Did you know that men and women have very different foot shapes? Women’s feet aren’t simply just smaller, scaled-down versions of men’s feet. Various studies have proven that the shape of men’s and women’s feet differ considerably in shape. This study, conducted in 2001, found that at least 93% of the time male and female foot characteristics differ considerably, especially when it comes to the toes, instep volume, and ball of the foot. Some of the most obvious differences include:
- The arch of a woman’s foot is usually higher and more pronounced than a man’s.
- The first toe (or big toe) is shorter and wider in women.
- The ball of a woman’s foot is often wider (relative to the rest of the foot) than that of a man.
- The arch of a woman’s foot tends to be higher than that of a man
- The inside of the foot arches considerably more
How Does This Impact Climbing Shoes?
We all know that a properly fitting climbing shoe is essential to performance and as we just learned – in the vast majority of cases – both men and women have completely different foot anatomy. Based on this, it’s only logical that climbing shoe manufacturers develop climbing shoes for both genders.
So how do these differences affect your climbing shoes exactly? Well, it impacts our shoes in a couple of different ways.
The Shape And Size
In order to offer both guys and gals the best possible fit, climbing shoe brands have created shoe lasts specifically for each gender. The last on which your shoe is built will ultimately dictate many of the shape and size characteristics of your shoes.
For women’s climbing shoes, it’s common to see alterations in the following areas:
- In-step volume: Many manufacturers offer ‘low volume’ alternatives. This is usually done by reducing the amount of material from the shoe’s uppers.
- Heel: A narrower heel cup is a common addition to women’s shoes
- Toe box: Most shoes built on a woman’s specific last tend to be narrower and have shorter toe boxes. This caters to the overall slimmer shape of a female’s foot, as well as the more contoured shape of women and the shorter metatarsal relative to a man’s foot
- The size range: Perhaps the most obvious difference is the size range available in both male and female shoes. Generally, women’s climbing shoes range between 33 – 42 EU whereas men’s range from 34 – 46 EU, although this varies between manufacturers and shoe models.
The Outsole And Midsole
We have spoken a lot about the varying foot sizes, but another important factor that shoe manufacturers take into consideration for male and female models is weight. According to the Washington Post, in 2010 the average American woman weighed 166 lbs, whereas the average man weighed 195 lbs. Of course, this is another generalization and there are always exceptions to the rule, but that makes the average woman about 15% lighter than the average man.
This weight difference has a significant impact on our climbing shoes. Think about it: Because of this weight difference, a woman’s shoe will have less force exerted on it, which would require a softer rubber, or a thinner midsole, to enable the climber to achieve the same level of friction, flexibility, and sensitivity as their heavier male would.
If you look at any of your favorite climbing shoes you will see that they alter the midsole or outsole to counter this weight difference.
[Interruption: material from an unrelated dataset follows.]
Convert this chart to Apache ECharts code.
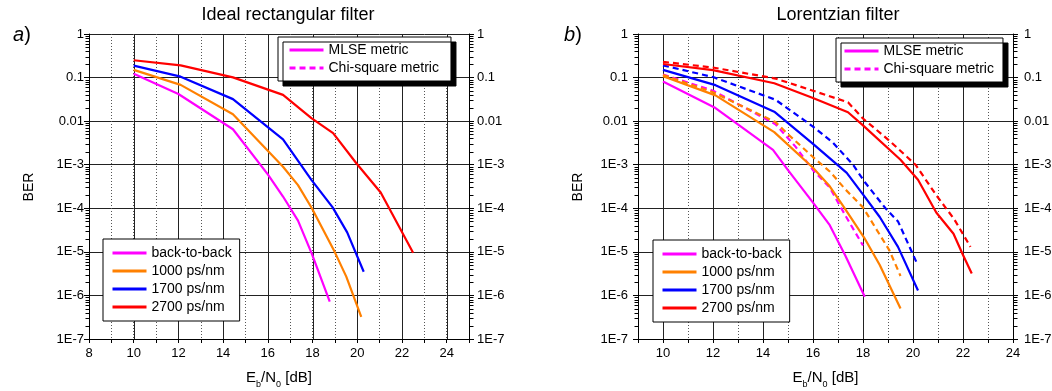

Take the La Sportiva Solution, for example. The male version uses a 1.1mm midsole, whereas the Women’s version uses a 0.9mm midsole. That might not sound like much, but I guarantee you would feel the difference.
Or if you look at the Scarpa Instinct VS, the male version uses the stiffer Vibram XS Edge compound, while the female variation uses the slightly softer Vibram XS Grip 2. Of course, personal preference plays a role here too. Adam Ondra frequently wears the Women’s Solution comp, most likely because he prefers the slightly softer sole profile.
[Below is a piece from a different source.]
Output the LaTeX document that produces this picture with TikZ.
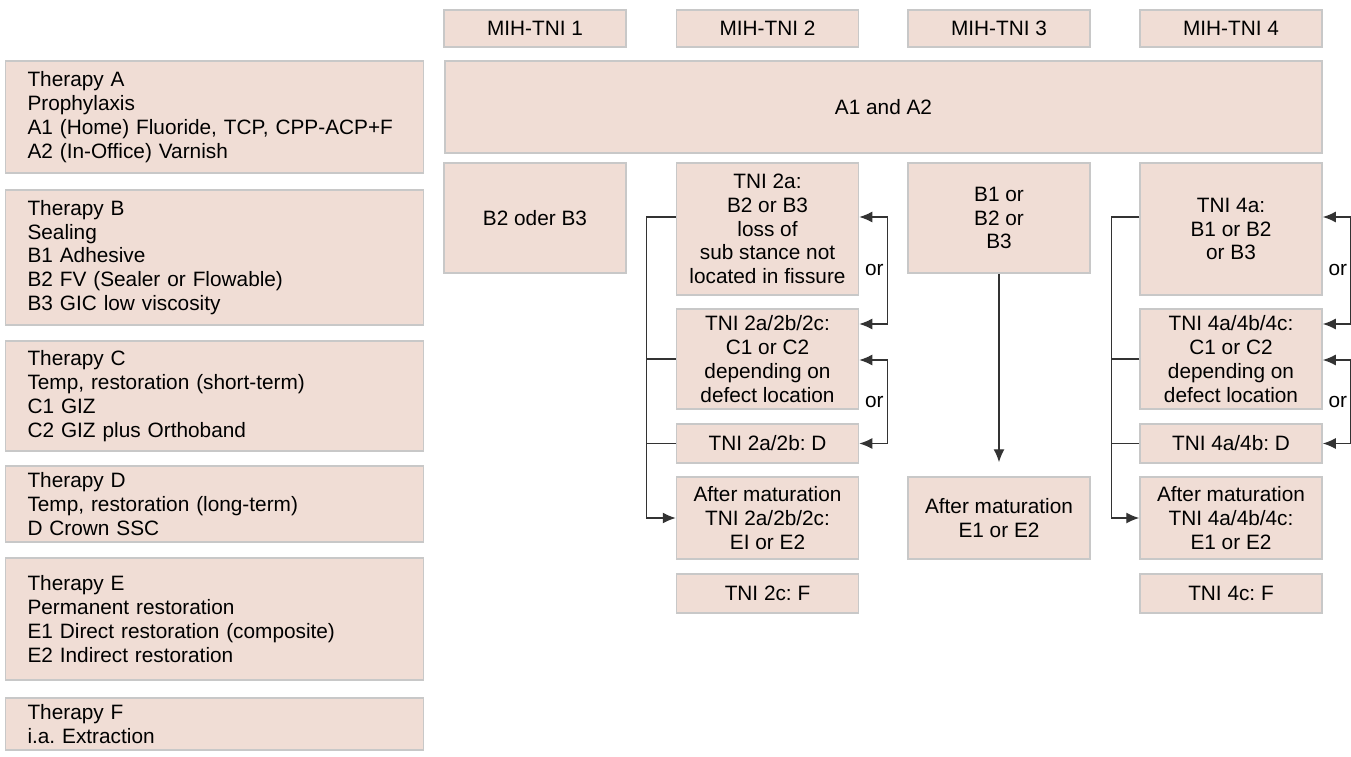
\documentclass[tikz,border=0pt]{standalone}
\usepackage{fontspec}
\setmainfont{Liberation Sans}
\usetikzlibrary{arrows.meta}
\definecolor{boxfill}{RGB}{240,221,213}
\definecolor{boxline}{RGB}{200,200,200}
\frenchspacing
\begin{document}
\begin{tikzpicture}[x=1pt, y=-1pt, every node/.style={font=\fontsize{20.8}{23.8}\selectfont},
    box/.style={draw=boxline, fill=boxfill, line width=1.5pt, align=center, inner sep=0pt, minimum width=182pt},
    therapy/.style={box, align=left, text width=374pt, inner xsep=22pt, minimum width=418pt},
    link/.style={line width=1.4pt, draw=black!80, -{Latex[length=13pt,width=11pt]}},
    both/.style={link, {Latex[length=13pt,width=11pt]}-{Latex[length=13pt,width=11pt]}},
    orlabel/.style={left, inner sep=3pt}]
  \useasboundingbox (0,0) rectangle (1351,757);
  \node[therapy, minimum height=112pt] (ta) at (214.5,117) {Therapy A\\Prophylaxis\\A1 (Home) Fluoride, TCP, CPP-ACP+F\\A2 (In-Office) Varnish};
  \node[therapy, minimum height=135pt] (tb) at (214.5,257.5) {Therapy B\\Sealing\\B1 Adhesive\\B2 FV (Sealer or Flowable)\\B3 GIC low viscosity};
  \node[therapy, minimum height=110pt] (tc) at (214.5,396) {Therapy C\\Temp, restoration (short-term)\\C1 GIZ\\C2 GIZ plus Orthoband};
  \node[therapy, minimum height=76pt] (td) at (214.5,504) {Therapy D\\Temp, restoration (long-term)\\D Crown SSC};
  \node[therapy, minimum height=122pt] (te) at (214.5,619) {Therapy E\\Permanent restoration\\E1 Direct restoration (composite)\\E2 Indirect restoration};
  \node[therapy, minimum height=52pt] (tf) at (214.5,724) {Therapy F\\i.a. Extraction};
  \node[box, minimum height=37pt] (h1) at (535,28.5) {MIH-TNI 1};
  \node[box, minimum height=37pt] (h2) at (767.5,28.5) {MIH-TNI 2};
  \node[box, minimum height=37pt] (h3) at (999,28.5) {MIH-TNI 3};
  \node[box, minimum height=37pt] (h4) at (1231,28.5) {MIH-TNI 4};
  \node[box, minimum width=877pt, minimum height=92pt] (aa) at (883.5,107) {A1 and A2};
  \node[box, minimum height=110pt] (b1) at (535,218) {B2 oder B3};
  \node[box, minimum height=132pt] (t2a) at (767.5,229) {TNI 2a:\\B2 or B3\\loss of\\sub stance not\\located in fissure};
  \node[box, minimum height=100pt] (t2c) at (767.5,359) {TNI 2a/2b/2c:\\C1 or C2\\depending on\\defect location};
  \node[box, minimum height=39pt] (t2d) at (767.5,443.5) {TNI 2a/2b: D};
  \node[box, minimum height=82pt] (t2e) at (767.5,518) {After maturation\\TNI 2a/2b/2c:\\EI or E2};
  \node[box, minimum height=39pt] (t2f) at (767.5,593.5) {TNI 2c: F};
  \node[box, minimum height=110pt] (t3b) at (999,218) {B1 or\\B2 or\\B3};
  \node[box, minimum height=82pt] (t3e) at (999,518) {After maturation\\E1 or E2};
  \node[box, minimum height=132pt] (t4a) at (1231,229) {TNI 4a:\\B1 or B2\\or B3};
  \node[box, minimum height=100pt] (t4c) at (1231,359) {TNI 4a/4b/4c:\\C1 or C2\\depending on\\defect location};
  \node[box, minimum height=39pt] (t4d) at (1231,443.5) {TNI 4a/4b: D};
  \node[box, minimum height=82pt] (t4e) at (1231,518) {After maturation\\TNI 4a/4b/4c:\\E1 or E2};
  \node[box, minimum height=39pt] (t4f) at (1231,593.5) {TNI 4c: F};
  \draw[link] ([yshift=12pt]t2a.west) -- ++(-29,0) |- (t2e.west);
  \draw[link, -] (t2c.west) -- ++(-29,0);
  \draw[link, -] (t2d.west) -- ++(-29,0);
  \draw[both] ([yshift=12pt]t2a.east) -- ++(28,0) |- ([yshift=35pt]t2c.east) node[orlabel, pos=0.25] {or};
  \draw[both] ([yshift=-1pt]t2c.east) -- ++(28,0) |- (t2d.east) node[orlabel, pos=0.25] {or};
  \draw[link, shorten >=14pt] (t3b) -- (t3e);
  \draw[link] ([yshift=12pt]t4a.west) -- ++(-28,0) |- (t4e.west);
  \draw[link, -] (t4c.west) -- ++(-28,0);
  \draw[link, -] (t4d.west) -- ++(-28,0);
  \draw[both] ([yshift=12pt]t4a.east) -- ++(28,0) |- ([yshift=35pt]t4c.east) node[orlabel, pos=0.25] {or};
  \draw[both] ([yshift=-1pt]t4c.east) -- ++(28,0) |- (t4d.east) node[orlabel, pos=0.25] {or};
\end{tikzpicture}
\end{document}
Which Shoe Is Best For You?
As you can see, it’s pretty logical that most climbing shoe manufacturers offer climbing shoes that cater to both genders. This isn’t about being sexist, or excluding those who identify as non-binary, but an effort to create shoes that work best for all of us.
That said, even within each gender, there are many, many different foot shapes. As climbers are a subset of the population that are more likely to have unique foot characteristics than others, it is important to note that even when shoes are marketed as female or male-specific, this does not mean they are exclusively for men or women. They are merely created to order to cater to a larger range of foot shapes. Plenty of professional and amateur climbers alike are frequently seen wearing opposite-gender shoes.
Besides, who can resist the allure of the hot pink La Sportiva Solutions?